━━━━━ RECORDED DATA ━━━━━
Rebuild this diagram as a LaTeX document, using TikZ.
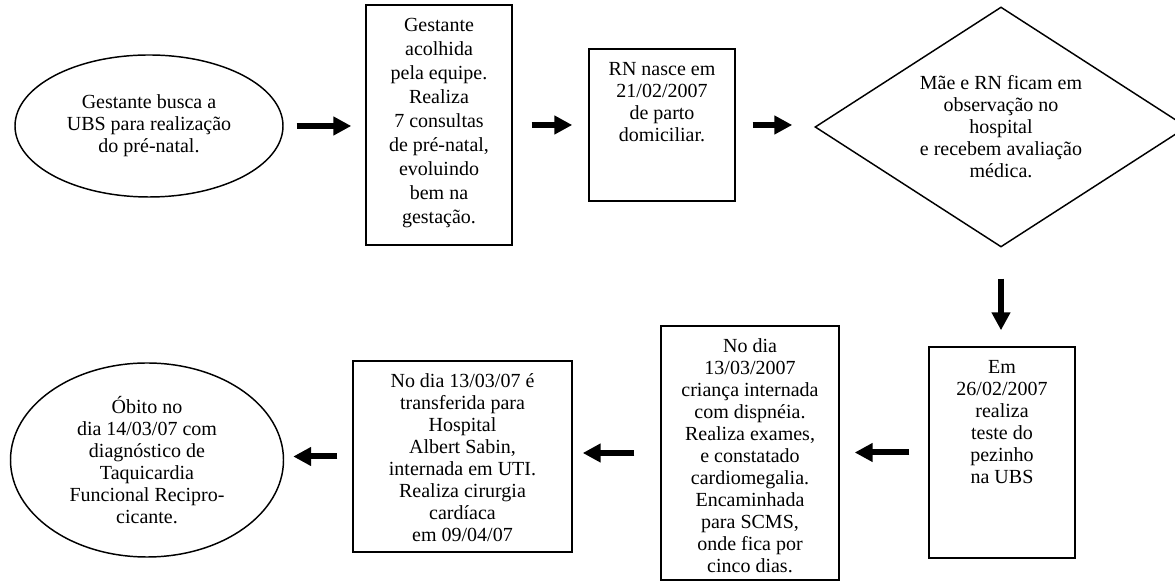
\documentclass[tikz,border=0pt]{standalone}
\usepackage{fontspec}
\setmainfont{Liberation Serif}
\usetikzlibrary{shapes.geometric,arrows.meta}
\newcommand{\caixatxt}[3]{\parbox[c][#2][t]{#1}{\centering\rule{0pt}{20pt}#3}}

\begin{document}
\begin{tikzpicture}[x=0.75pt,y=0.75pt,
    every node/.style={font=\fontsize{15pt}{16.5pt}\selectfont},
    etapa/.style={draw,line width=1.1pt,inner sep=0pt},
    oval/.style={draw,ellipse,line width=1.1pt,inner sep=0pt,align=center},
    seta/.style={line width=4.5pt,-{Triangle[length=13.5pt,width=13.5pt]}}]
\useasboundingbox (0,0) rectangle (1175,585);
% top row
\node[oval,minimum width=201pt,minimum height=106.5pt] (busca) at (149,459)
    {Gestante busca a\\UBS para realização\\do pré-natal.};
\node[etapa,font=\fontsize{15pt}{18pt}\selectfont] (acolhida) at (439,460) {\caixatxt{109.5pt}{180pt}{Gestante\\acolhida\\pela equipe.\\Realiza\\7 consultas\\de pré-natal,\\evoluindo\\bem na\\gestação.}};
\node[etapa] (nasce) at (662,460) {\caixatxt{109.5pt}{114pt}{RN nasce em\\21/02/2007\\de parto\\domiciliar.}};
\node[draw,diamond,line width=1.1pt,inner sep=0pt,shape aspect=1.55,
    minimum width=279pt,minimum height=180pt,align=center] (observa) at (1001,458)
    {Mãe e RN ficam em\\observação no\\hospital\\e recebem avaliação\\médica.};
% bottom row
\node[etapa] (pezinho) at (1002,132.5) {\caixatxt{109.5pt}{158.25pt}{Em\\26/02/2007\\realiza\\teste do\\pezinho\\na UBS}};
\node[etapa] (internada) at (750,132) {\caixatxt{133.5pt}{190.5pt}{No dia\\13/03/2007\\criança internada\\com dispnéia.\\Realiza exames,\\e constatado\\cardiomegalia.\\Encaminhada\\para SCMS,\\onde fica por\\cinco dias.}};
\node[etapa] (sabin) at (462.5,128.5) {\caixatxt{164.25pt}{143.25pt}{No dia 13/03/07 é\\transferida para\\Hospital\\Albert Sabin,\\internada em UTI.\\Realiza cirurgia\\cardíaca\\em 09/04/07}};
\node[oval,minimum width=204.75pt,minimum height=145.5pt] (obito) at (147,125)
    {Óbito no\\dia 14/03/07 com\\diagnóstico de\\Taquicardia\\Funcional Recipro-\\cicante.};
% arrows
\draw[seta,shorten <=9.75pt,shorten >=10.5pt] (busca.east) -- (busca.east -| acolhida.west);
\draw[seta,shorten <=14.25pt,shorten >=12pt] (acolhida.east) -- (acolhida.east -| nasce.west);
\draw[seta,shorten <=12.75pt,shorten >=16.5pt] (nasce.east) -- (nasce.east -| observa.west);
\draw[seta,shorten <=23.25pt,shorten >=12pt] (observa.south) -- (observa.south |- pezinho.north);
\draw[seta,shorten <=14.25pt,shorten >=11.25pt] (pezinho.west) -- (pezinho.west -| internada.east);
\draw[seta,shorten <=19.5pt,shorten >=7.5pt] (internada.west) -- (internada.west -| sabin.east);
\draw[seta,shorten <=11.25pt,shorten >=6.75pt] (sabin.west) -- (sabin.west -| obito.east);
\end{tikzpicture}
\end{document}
━━━━━
** DO THIS **
Copy the material shown above in full and exactly. Skip the pictures.

** THE REPLY **
Rebuild this diagram as a LaTeX document, using TikZ.
\documentclass[tikz,border=0pt]{standalone}
\usepackage{fontspec}
\setmainfont{Liberation Serif}
\usetikzlibrary{shapes.geometric,arrows.meta}
\newcommand{\caixatxt}[3]{\parbox[c][#2][t]{#1}{\centering\rule{0pt}{20pt}#3}}

\begin{document}
\begin{tikzpicture}[x=0.75pt,y=0.75pt,
    every node/.style={font=\fontsize{15pt}{16.5pt}\selectfont},
    etapa/.style={draw,line width=1.1pt,inner sep=0pt},
    oval/.style={draw,ellipse,line width=1.1pt,inner sep=0pt,align=center},
    seta/.style={line width=4.5pt,-{Triangle[length=13.5pt,width=13.5pt]}}]
\useasboundingbox (0,0) rectangle (1175,585);
% top row
\node[oval,minimum width=201pt,minimum height=106.5pt] (busca) at (149,459)
    {Gestante busca a\\UBS para realização\\do pré-natal.};
\node[etapa,font=\fontsize{15pt}{18pt}\selectfont] (acolhida) at (439,460) {\caixatxt{109.5pt}{180pt}{Gestante\\acolhida\\pela equipe.\\Realiza\\7 consultas\\de pré-natal,\\evoluindo\\bem na\\gestação.}};
\node[etapa] (nasce) at (662,460) {\caixatxt{109.5pt}{114pt}{RN nasce em\\21/02/2007\\de parto\\domiciliar.}};
\node[draw,diamond,line width=1.1pt,inner sep=0pt,shape aspect=1.55,
    minimum width=279pt,minimum height=180pt,align=center] (observa) at (1001,458)
    {Mãe e RN ficam em\\observação no\\hospital\\e recebem avaliação\\médica.};
% bottom row
\node[etapa] (pezinho) at (1002,132.5) {\caixatxt{109.5pt}{158.25pt}{Em\\26/02/2007\\realiza\\teste do\\pezinho\\na UBS}};
\node[etapa] (internada) at (750,132) {\caixatxt{133.5pt}{190.5pt}{No dia\\13/03/2007\\criança internada\\com dispnéia.\\Realiza exames,\\e constatado\\cardiomegalia.\\Encaminhada\\para SCMS,\\onde fica por\\cinco dias.}};
\node[etapa] (sabin) at (462.5,128.5) {\caixatxt{164.25pt}{143.25pt}{No dia 13/03/07 é\\transferida para\\Hospital\\Albert Sabin,\\internada em UTI.\\Realiza cirurgia\\cardíaca\\em 09/04/07}};
\node[oval,minimum width=204.75pt,minimum height=145.5pt] (obito) at (147,125)
    {Óbito no\\dia 14/03/07 com\\diagnóstico de\\Taquicardia\\Funcional Recipro-\\cicante.};
% arrows
\draw[seta,shorten <=9.75pt,shorten >=10.5pt] (busca.east) -- (busca.east -| acolhida.west);
\draw[seta,shorten <=14.25pt,shorten >=12pt] (acolhida.east) -- (acolhida.east -| nasce.west);
\draw[seta,shorten <=12.75pt,shorten >=16.5pt] (nasce.east) -- (nasce.east -| observa.west);
\draw[seta,shorten <=23.25pt,shorten >=12pt] (observa.south) -- (observa.south |- pezinho.north);
\draw[seta,shorten <=14.25pt,shorten >=11.25pt] (pezinho.west) -- (pezinho.west -| internada.east);
\draw[seta,shorten <=19.5pt,shorten >=7.5pt] (internada.west) -- (internada.west -| sabin.east);
\draw[seta,shorten <=11.25pt,shorten >=6.75pt] (sabin.west) -- (sabin.west -| obito.east);
\end{tikzpicture}
\end{document}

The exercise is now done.